Culinary All-Stars Go To Harvard -- To Teach Physics

Culinary All-Stars Go To Harvard -- To Teach Physics

Come this fall, Harvard students will be able to study with some of the world's most acclaimed chefs.

But they won't be perfecting the art of cooking a succulent roast or fashioning a flaky pie crust, exactly. Rather, chefs Ferran Adria -- of El Bulli fame -- and Jose Andres will be schooling students in culinary physics.

Over 13 weeks, Andres and Adria will teach multiple times, while such renowned chefs as Blue Hill's Dan Barber and another Michelin-starred chef from Spain, Joan Roca, will appear once. Students will attend chef demonstrations, physics lectures and labs that explain the structure and characteristics of a classic emulsion (a liquid dispersed into another liquid) and more recent inventions such as Adria's famous foams (air bubbles surrounded by thin sheets of fluid).

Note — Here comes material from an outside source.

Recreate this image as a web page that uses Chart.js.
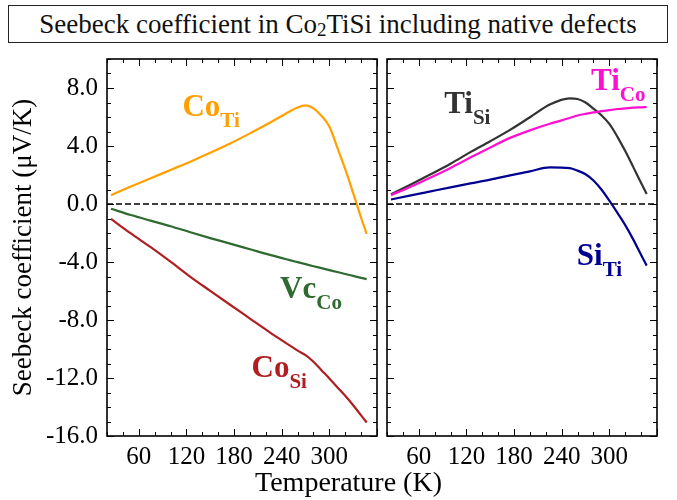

With a greater understanding of the physical parameters of food, students will learn how to manipulate them. Ditto for the chefs. Much of the culinary invention in recent decades has been a result of trial and error rather than scientific research. Adria is reported to have invented the foam after a friend gave him a canister of nitrous oxide with which to experiment.

No stranger to Harvard, Adria captivated the school during a 2008 lecture. According to Time:

The crowd exhaled collective "aaaahs" as if they could almost taste the bejeweled concoctions being assembled on video before them -- perfect little caviar-like spheres made of melon essence, translucent ravioli, a caipirinha sorbet. These innovations, he explained, were part of his new vocabulary of eating, opening new ways of communicating through food.

Adria recently announced he was shuttering El Bulli to start a culinary academy.